* Required task: Repeat the material below exactly, with no pictures.

— BEGIN —

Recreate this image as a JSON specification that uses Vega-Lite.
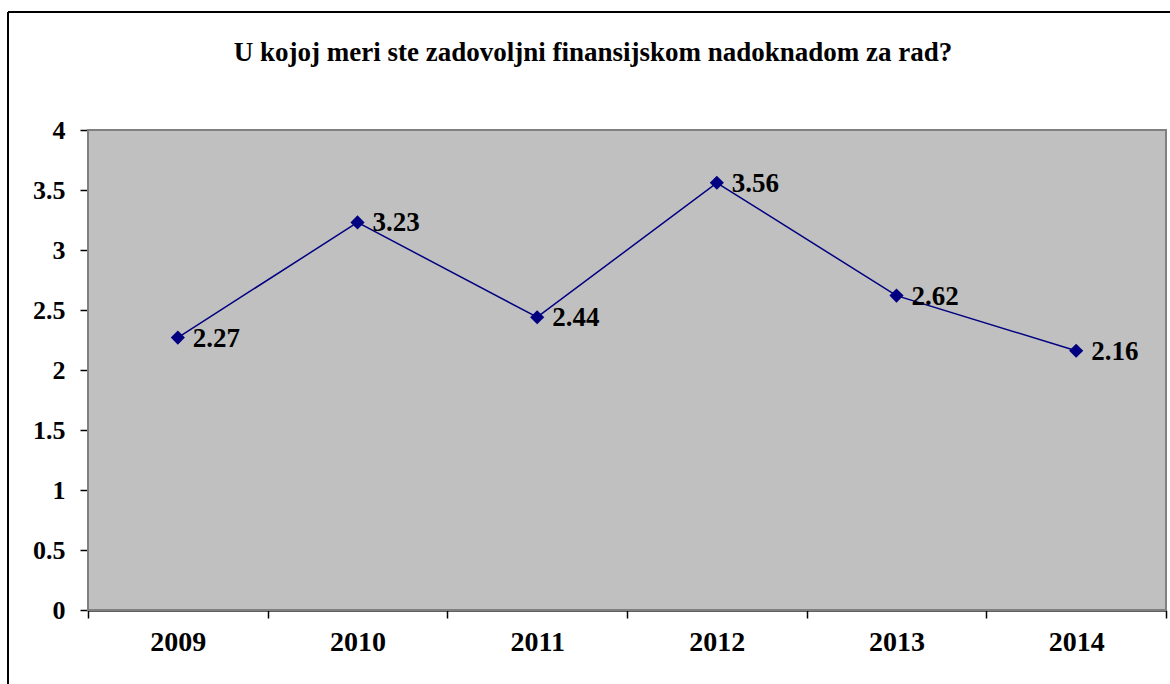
{
  "$schema": "https://vega.github.io/schema/vega-lite/v6.json",
  "autosize": "none",
  "width": 1162,
  "height": 672,
  "padding": {"left": 8, "top": 12, "right": 0, "bottom": 0},
  "background": "white",
  "config": {
    "view": {"stroke": "black", "strokeWidth": 2, "fill": "white", "strokeDash": [1162, 1834, 672, 0]},
    "axis": {"zindex": 1}
  },
  "title": {
    "text": "U kojoj meri ste zadovoljni finansijskom nadoknadom za rad?",
    "font": "Liberation Serif",
    "fontSize": 27,
    "fontWeight": "bold",
    "color": "black",
    "anchor": "middle",
    "frame": "group",
    "orient": "top",
    "baseline": "alphabetic",
    "offset": -76,
    "dx": 4
  },
  "layer": [
    {
      "data": {"values": [{"panel": "plot"}]},
      "mark": {"type": "rect", "fill": "#C0C0C0", "stroke": "#808080", "strokeWidth": 2},
      "encoding": {
        "x": {"datum": 2008.5, "type": "quantitative"},
        "x2": {"datum": 2014.5},
        "y": {"datum": 0, "type": "quantitative"},
        "y2": {"datum": 4}
      }
    },
    {
      "data": {"values": [
        {"year": 2009, "value": 2.27},
        {"year": 2010, "value": 3.23},
        {"year": 2011, "value": 2.44},
        {"year": 2012, "value": 3.56},
        {"year": 2013, "value": 2.62},
        {"year": 2014, "value": 2.16}
      ]},
      "encoding": {
        "x": {
          "field": "year",
          "type": "quantitative",
          "scale": {"domain": [2008.5, 2014.5], "range": [80, 1158], "nice": false, "zero": false},
          "axis": {
            "orient": "bottom",
            "offset": -74,
            "title": null,
            "grid": false,
            "values": [2008.5, 2009, 2009.5, 2010, 2010.5, 2011, 2011.5, 2012, 2012.5, 2013, 2013.5, 2014, 2014.5],
            "labelExpr": "datum.value % 1 === 0 ? '' + datum.value : ''",
            "labelOverlap": false,
            "labelFlush": false,
            "labelFont": "Liberation Serif",
            "labelFontSize": 28,
            "labelFontWeight": "bold",
            "labelColor": "black",
            "labelPadding": 18,
            "tickColor": "black",
            "tickWidth": 1.5,
            "tickSize": {"condition": {"test": "datum.value % 1 === 0", "value": 0}, "value": 8},
            "domainColor": "black",
            "domainWidth": 2
          }
        },
        "y": {
          "field": "value",
          "type": "quantitative",
          "scale": {"domain": [0, 4], "range": [598, 118], "nice": false, "zero": true},
          "axis": {
            "orient": "left",
            "offset": -80,
            "title": null,
            "values": [0, 0.5, 1, 1.5, 2, 2.5, 3, 3.5, 4],
            "labelExpr": "'' + datum.value",
            "labelFont": "Liberation Serif",
            "labelFontSize": 26,
            "labelFontWeight": "bold",
            "labelColor": "black",
            "labelPadding": 15,
            "tickColor": "black",
            "tickWidth": 1.5,
            "tickSize": 8,
            "domainColor": "black",
            "domainWidth": 2,
            "grid": true,
            "gridColor": {"condition": {"test": "datum.value === 4", "value": "#808080"}, "value": "black"},
            "gridWidth": 1.5,
            "gridOpacity": 1
          }
        }
      },
      "layer": [
        {"mark": {"type": "line", "color": "#000080", "strokeWidth": 1.5}},
        {"mark": {"type": "point", "shape": "diamond", "filled": true, "size": 200, "color": "#000080", "opacity": 1}},
        {
          "mark": {"type": "text", "align": "left", "baseline": "middle", "dx": 15, "dy": 1, "font": "Liberation Serif", "fontSize": 27, "fontWeight": "bold", "color": "black"},
          "encoding": {"text": {"field": "value", "type": "quantitative", "format": ".2f"}}
        }
      ]
    }
  ]
}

— END —

* Written answer:
Recreate this image as a JSON specification that uses Vega-Lite.
{
  "$schema": "https://vega.github.io/schema/vega-lite/v6.json",
  "autosize": "none",
  "width": 1162,
  "height": 672,
  "padding": {"left": 8, "top": 12, "right": 0, "bottom": 0},
  "background": "white",
  "config": {
    "view": {"stroke": "black", "strokeWidth": 2, "fill": "white", "strokeDash": [1162, 1834, 672, 0]},
    "axis": {"zindex": 1}
  },
  "title": {
    "text": "U kojoj meri ste zadovoljni finansijskom nadoknadom za rad?",
    "font": "Liberation Serif",
    "fontSize": 27,
    "fontWeight": "bold",
    "color": "black",
    "anchor": "middle",
    "frame": "group",
    "orient": "top",
    "baseline": "alphabetic",
    "offset": -76,
    "dx": 4
  },
  "layer": [
    {
      "data": {"values": [{"panel": "plot"}]},
      "mark": {"type": "rect", "fill": "#C0C0C0", "stroke": "#808080", "strokeWidth": 2},
      "encoding": {
        "x": {"datum": 2008.5, "type": "quantitative"},
        "x2": {"datum": 2014.5},
        "y": {"datum": 0, "type": "quantitative"},
        "y2": {"datum": 4}
      }
    },
    {
      "data": {"values": [
        {"year": 2009, "value": 2.27},
        {"year": 2010, "value": 3.23},
        {"year": 2011, "value": 2.44},
        {"year": 2012, "value": 3.56},
        {"year": 2013, "value": 2.62},
        {"year": 2014, "value": 2.16}
      ]},
      "encoding": {
        "x": {
          "field": "year",
          "type": "quantitative",
          "scale": {"domain": [2008.5, 2014.5], "range": [80, 1158], "nice": false, "zero": false},
          "axis": {
            "orient": "bottom",
            "offset": -74,
            "title": null,
            "grid": false,
            "values": [2008.5, 2009, 2009.5, 2010, 2010.5, 2011, 2011.5, 2012, 2012.5, 2013, 2013.5, 2014, 2014.5],
            "labelExpr": "datum.value % 1 === 0 ? '' + datum.value : ''",
            "labelOverlap": false,
            "labelFlush": false,
            "labelFont": "Liberation Serif",
            "labelFontSize": 28,
            "labelFontWeight": "bold",
            "labelColor": "black",
            "labelPadding": 18,
            "tickColor": "black",
            "tickWidth": 1.5,
            "tickSize": {"condition": {"test": "datum.value % 1 === 0", "value": 0}, "value": 8},
            "domainColor": "black",
            "domainWidth": 2
          }
        },
        "y": {
          "field": "value",
          "type": "quantitative",
          "scale": {"domain": [0, 4], "range": [598, 118], "nice": false, "zero": true},
          "axis": {
            "orient": "left",
            "offset": -80,
            "title": null,
            "values": [0, 0.5, 1, 1.5, 2, 2.5, 3, 3.5, 4],
            "labelExpr": "'' + datum.value",
            "labelFont": "Liberation Serif",
            "labelFontSize": 26,
            "labelFontWeight": "bold",
            "labelColor": "black",
            "labelPadding": 15,
            "tickColor": "black",
            "tickWidth": 1.5,
            "tickSize": 8,
            "domainColor": "black",
            "domainWidth": 2,
            "grid": true,
            "gridColor": {"condition": {"test": "datum.value === 4", "value": "#808080"}, "value": "black"},
            "gridWidth": 1.5,
            "gridOpacity": 1
          }
        }
      },
      "layer": [
        {"mark": {"type": "line", "color": "#000080", "strokeWidth": 1.5}},
        {"mark": {"type": "point", "shape": "diamond", "filled": true, "size": 200, "color": "#000080", "opacity": 1}},
        {
          "mark": {"type": "text", "align": "left", "baseline": "middle", "dx": 15, "dy": 1, "font": "Liberation Serif", "fontSize": 27, "fontWeight": "bold", "color": "black"},
          "encoding": {"text": {"field": "value", "type": "quantitative", "format": ".2f"}}
        }
      ]
    }
  ]
}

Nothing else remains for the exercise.